Instructions to follow
Quote, line for line, the entries from the first through the one containing "5.90, 6.35, 6.92];". Pictures are left out.

Materials provided
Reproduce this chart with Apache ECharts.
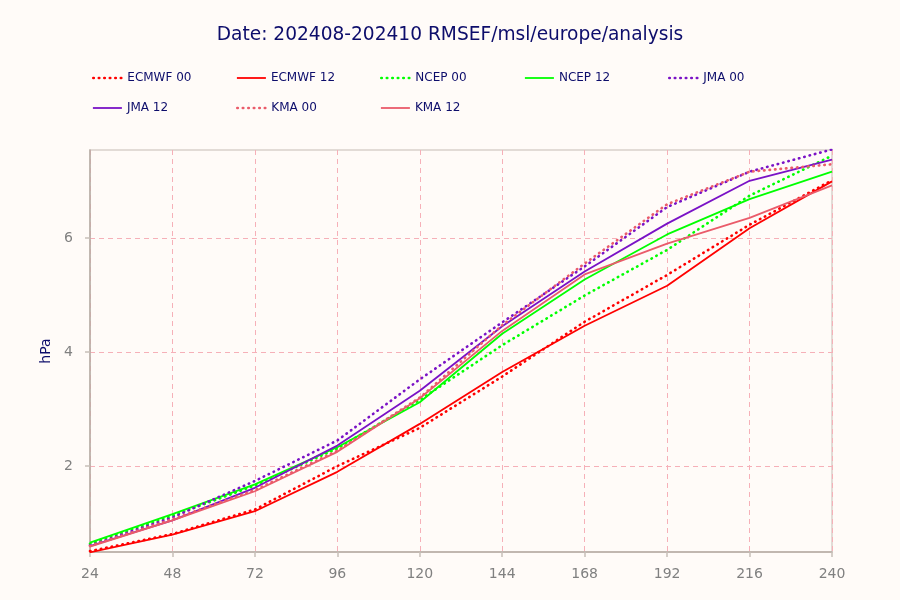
<!DOCTYPE html>
<html><head><meta charset="utf-8">
<script src="https://cdn.jsdelivr.net/npm/echarts@6/dist/echarts.min.js"></script>
<style>html,body{margin:0;padding:0;background:#fffbf8;}#c{width:900px;height:600px;}</style>
</head><body><div id="c"></div>
<script>
const steps = [24, 48, 72, 96, 120, 144, 168, 192, 216, 240];
const xTicks = [24, 48, 72, 96, 120, 144, 168, 192, 216, 240];
const yTicks = [2, 4, 6];
const ecmwf00 = [0.51, 0.81, 1.24, 2.00, 2.67, 3.57, 4.53, 5.35, 6.23, 7.01];
const ecmwf12 = [0.49, 0.80, 1.21, 1.90, 2.74, 3.65, 4.46, 5.16, 6.17, 6.99];
const ncep00  = [0.64, 1.13, 1.66, 2.31, 3.16, 4.12, 4.99, 5.79, 6.74, 7.44];
const ncep12  = [0.66, 1.16, 1.68, 2.33, 3.12, 4.32, 5.27, 6.06, 6.68, 7.16];
const jma00   = [0.61, 1.10, 1.74, 2.45, 3.52, 4.52, 5.50, 6.54, 7.16, 7.55];
const jma12   = [0.60, 1.05, 1.62, 2.36, 3.32, 4.45, 5.41, 6.25, 7.00, 7.37];
const kma00   = [0.60, 1.07, 1.58, 2.27, 3.20, 4.47, 5.55, 6.59, 7.16, 7.29];
const kma12   = [0.59, 1.05, 1.56, 2.25, 3.19, 4.37, 5.36, 5.90, 6.35, 6.92];

const names = ['ECMWF 00','ECMWF 12','NCEP 00','NCEP 12','JMA 00','JMA 12','KMA 00','KMA 12'];
const values = [ecmwf00, ecmwf12, ncep00, ncep12, jma00, jma12, kma00, kma12];
const colors = ['#ff0000','#ff0000','#00ff00','#00ff00','#7a12c6','#7a12c6','#ea5b6a','#ea5b6a'];
const dotted = [true,false,true,false,true,false,true,false];

const legendPos = [[92,79],[236,79],[380,79],[524,79],[668,79],[92,109],[236,109],[380,109]];
const navy = '#0d0d6b';

function ls(i){ return {color:colors[i], width: dotted[i]?2.6:1.8, type: dotted[i]?[0.5,5]:'solid', cap: dotted[i]?'round':'butt'}; }

const series = names.map((n,i)=>({
  name:n, type:'line', symbol:'none', smooth:false,
  data: steps.map((s,j)=>[s, values[i][j]]),
  lineStyle: ls(i),
  itemStyle:{color:colors[i]},
  emphasis:{disabled:true}
}));

const legends = names.map((n,i)=>({
  left: legendPos[i][0], top: legendPos[i][1]-7, data:[n], itemWidth:29, itemHeight:14, itemGap:4,
  textStyle:{color:navy, fontSize:12, fontFamily:'DejaVu Sans'},
  itemStyle:{opacity:0}, lineStyle: ls(i),
  selectedMode:false, padding:0
}));

const chart = echarts.init(document.getElementById('c'), null, {renderer:'canvas'});
chart.setOption({
  backgroundColor:'#fffbf8',
  animation:false,
  title:{text:'Date: 202408-202410 RMSEF/msl/europe/analysis', left:'center', top:21,
    textStyle:{color:navy, fontSize:18.6, fontWeight:'normal', fontFamily:'DejaVu Sans'}},
  legend: legends,
  grid:{left:90, right:68, top:150, bottom:48, show:true, borderColor:'#d9d1ca', borderWidth:1.5, backgroundColor:'transparent'},
  xAxis:{type:'value', min:24, max:240, interval:24,
    axisLine:{show:true, onZero:false, lineStyle:{color:'#b6aca4', width:1.5}},
    axisTick:{show:true, length:5, lineStyle:{color:'#c8c0b8', width:1.5}},
    axisLabel:{color:'#808080', fontSize:14, margin:15, fontFamily:'DejaVu Sans'},
    splitLine:{show:true, lineStyle:{color:'#f6b0b8', type:[5,4], width:1}}
  },
  yAxis:{type:'value', min:0.495, max:7.54,
    name:'hPa', nameLocation:'middle', nameGap:36, nameRotate:90,
    nameTextStyle:{color:navy, fontSize:14, fontFamily:'DejaVu Sans'},
    axisLine:{show:true, lineStyle:{color:'#b6aca4', width:1.5}},
    axisTick:{show:true, length:5, customValues:yTicks, lineStyle:{color:'#c8c0b8', width:1.5}},
    axisLabel:{color:'#808080', fontSize:14, margin:17, customValues:yTicks, fontFamily:'DejaVu Sans'},
    splitLine:{show:true, lineStyle:{color:'#f6b0b8', type:[5,4], width:1}}
  },
  series: series
});
</script></body></html>
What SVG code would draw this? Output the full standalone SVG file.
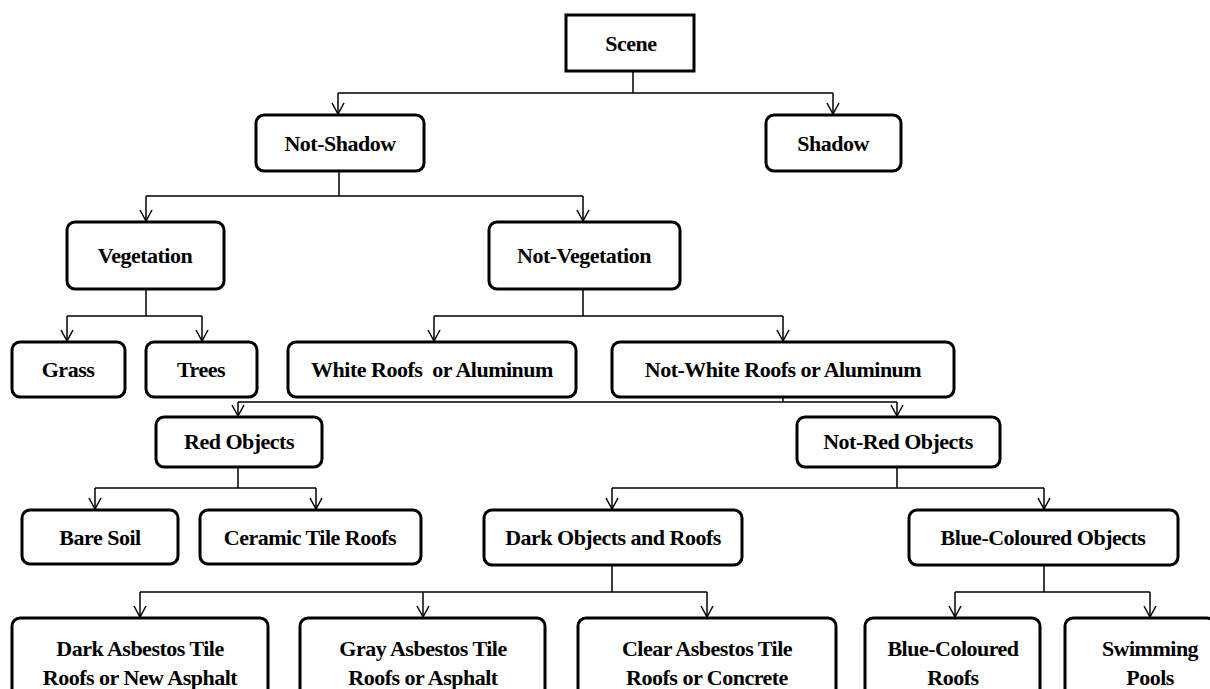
<svg xmlns="http://www.w3.org/2000/svg" width="1210" height="689" viewBox="0 0 1210 689">
<style>
.box{fill:#fff;stroke:#000;stroke-width:3}
.t{font-family:'Liberation Serif','Times New Roman','DejaVu Serif',serif;font-weight:700;font-size:22px;fill:#000;text-anchor:middle;letter-spacing:-0.5px;white-space:pre}
.c{fill:none;stroke:#000;stroke-width:1.5}
</style>
<defs>
<marker id="ah" viewBox="-12 -8 14 16" refX="0" refY="0" markerWidth="14" markerHeight="16" markerUnits="userSpaceOnUse" orient="auto">
<path d="M-11,-6 L0,0 L-11,6" fill="none" stroke="#000" stroke-width="1.5"/>
</marker>
</defs>
<rect width="1210" height="689" fill="#fff"/>
<g id="connectors">
<path class="c" d="M633,71 V93 M338,93 H833"/>
<path class="c" d="M338,93 V114" marker-end="url(#ah)"/>
<path class="c" d="M833,93 V114" marker-end="url(#ah)"/>
<path class="c" d="M339,171 V196 M146,196 H583"/>
<path class="c" d="M146,196 V221" marker-end="url(#ah)"/>
<path class="c" d="M583,196 V221" marker-end="url(#ah)"/>
<path class="c" d="M146,289 V316 M67,316 H202"/>
<path class="c" d="M67,316 V341" marker-end="url(#ah)"/>
<path class="c" d="M202,316 V341" marker-end="url(#ah)"/>
<path class="c" d="M583,289 V316 M434,316 H783"/>
<path class="c" d="M434,316 V341" marker-end="url(#ah)"/>
<path class="c" d="M783,316 V341" marker-end="url(#ah)"/>
<path class="c" d="M783,397 V402 M238,402 H897"/>
<path class="c" d="M238,402 V416" marker-end="url(#ah)"/>
<path class="c" d="M897,402 V416" marker-end="url(#ah)"/>
<path class="c" d="M238,467 V488 M95,488 H316"/>
<path class="c" d="M95,488 V509" marker-end="url(#ah)"/>
<path class="c" d="M316,488 V509" marker-end="url(#ah)"/>
<path class="c" d="M897,467 V488 M612,488 H1044"/>
<path class="c" d="M612,488 V509" marker-end="url(#ah)"/>
<path class="c" d="M1044,488 V509" marker-end="url(#ah)"/>
<path class="c" d="M612,565 V592 M140,592 H707"/>
<path class="c" d="M140,592 V617" marker-end="url(#ah)"/>
<path class="c" d="M423,592 V617" marker-end="url(#ah)"/>
<path class="c" d="M707,592 V617" marker-end="url(#ah)"/>
<path class="c" d="M1044,565 V592 M955,592 H1150"/>
<path class="c" d="M955,592 V617" marker-end="url(#ah)"/>
<path class="c" d="M1150,592 V617" marker-end="url(#ah)"/>
</g>
<g id="scene"><rect class="box" x="566" y="15" width="128" height="56"/><text class="t" x="631" y="51">Scene</text></g>
<g id="not-shadow"><rect class="box" x="256" y="115" width="168" height="56" rx="8"/><text class="t" x="340" y="151">Not-Shadow</text></g>
<g id="shadow"><rect class="box" x="766" y="115" width="135" height="56" rx="8"/><text class="t" x="833" y="151">Shadow</text></g>
<g id="vegetation"><rect class="box" x="67" y="222" width="157" height="67" rx="8"/><text class="t" x="145" y="263">Vegetation</text></g>
<g id="not-vegetation"><rect class="box" x="489" y="222" width="191" height="67" rx="8"/><text class="t" x="584" y="263">Not-Vegetation</text></g>
<g id="grass"><rect class="box" x="12" y="342" width="113" height="55" rx="8"/><text class="t" x="68" y="377">Grass</text></g>
<g id="trees"><rect class="box" x="146" y="342" width="111" height="55" rx="8"/><text class="t" x="201" y="377">Trees</text></g>
<g id="white-roofs"><rect class="box" x="288" y="342" width="288" height="55" rx="8"/><text class="t" x="432" y="377">White Roofs  or Aluminum</text></g>
<g id="not-white-roofs"><rect class="box" x="612" y="342" width="342" height="55" rx="8"/><text class="t" x="783" y="377">Not-White Roofs or Aluminum</text></g>
<g id="red-objects"><rect class="box" x="156" y="417" width="166" height="50" rx="8"/><text class="t" x="239" y="449">Red Objects</text></g>
<g id="not-red-objects"><rect class="box" x="797" y="417" width="203" height="50" rx="8"/><text class="t" x="898" y="449">Not-Red Objects</text></g>
<g id="bare-soil"><rect class="box" x="22" y="510" width="156" height="54" rx="8"/><text class="t" x="100" y="545">Bare Soil</text></g>
<g id="ceramic"><rect class="box" x="200" y="510" width="221" height="54" rx="8"/><text class="t" x="310" y="545">Ceramic Tile Roofs</text></g>
<g id="dark-objects"><rect class="box" x="484" y="510" width="258" height="55" rx="8"/><text class="t" x="613" y="545">Dark Objects and Roofs</text></g>
<g id="blue-objects"><rect class="box" x="909" y="510" width="269" height="55" rx="8"/><text class="t" x="1043" y="545">Blue-Coloured Objects</text></g>
<g id="dark-asbestos"><rect class="box" x="12" y="618" width="256" height="80" rx="8"/><text class="t" x="140" y="656">Dark Asbestos Tile</text><text class="t" x="140" y="685">Roofs or New Asphalt</text></g>
<g id="gray-asbestos"><rect class="box" x="300" y="618" width="245" height="80" rx="8"/><text class="t" x="423" y="656">Gray Asbestos Tile</text><text class="t" x="423" y="685">Roofs or Asphalt</text></g>
<g id="clear-asbestos"><rect class="box" x="578" y="618" width="258" height="80" rx="8"/><text class="t" x="707" y="656">Clear Asbestos Tile</text><text class="t" x="707" y="685">Roofs or Concrete</text></g>
<g id="blue-roofs"><rect class="box" x="865" y="618" width="175" height="80" rx="8"/><text class="t" x="953" y="656">Blue-Coloured</text><text class="t" x="953" y="685">Roofs</text></g>
<g id="pools"><rect class="box" x="1065" y="618" width="150" height="80" rx="8"/><text class="t" x="1150" y="656">Swimming</text><text class="t" x="1150" y="685">Pools</text></g>
</svg>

Exercise result
Reproduce this chart with Apache ECharts.
<!DOCTYPE html>
<html><head><meta charset="utf-8">
<script src="https://cdn.jsdelivr.net/npm/echarts@6/dist/echarts.min.js"></script>
<style>html,body{margin:0;padding:0;background:#fffbf8;}#c{width:900px;height:600px;}</style>
</head><body><div id="c"></div>
<script>
const steps = [24, 48, 72, 96, 120, 144, 168, 192, 216, 240];
const xTicks = [24, 48, 72, 96, 120, 144, 168, 192, 216, 240];
const yTicks = [2, 4, 6];
const ecmwf00 = [0.51, 0.81, 1.24, 2.00, 2.67, 3.57, 4.53, 5.35, 6.23, 7.01];
const ecmwf12 = [0.49, 0.80, 1.21, 1.90, 2.74, 3.65, 4.46, 5.16, 6.17, 6.99];
const ncep00  = [0.64, 1.13, 1.66, 2.31, 3.16, 4.12, 4.99, 5.79, 6.74, 7.44];
const ncep12  = [0.66, 1.16, 1.68, 2.33, 3.12, 4.32, 5.27, 6.06, 6.68, 7.16];
const jma00   = [0.61, 1.10, 1.74, 2.45, 3.52, 4.52, 5.50, 6.54, 7.16, 7.55];
const jma12   = [0.60, 1.05, 1.62, 2.36, 3.32, 4.45, 5.41, 6.25, 7.00, 7.37];
const kma00   = [0.60, 1.07, 1.58, 2.27, 3.20, 4.47, 5.55, 6.59, 7.16, 7.29];
const kma12   = [0.59, 1.05, 1.56, 2.25, 3.19, 4.37, 5.36, 5.90, 6.35, 6.92];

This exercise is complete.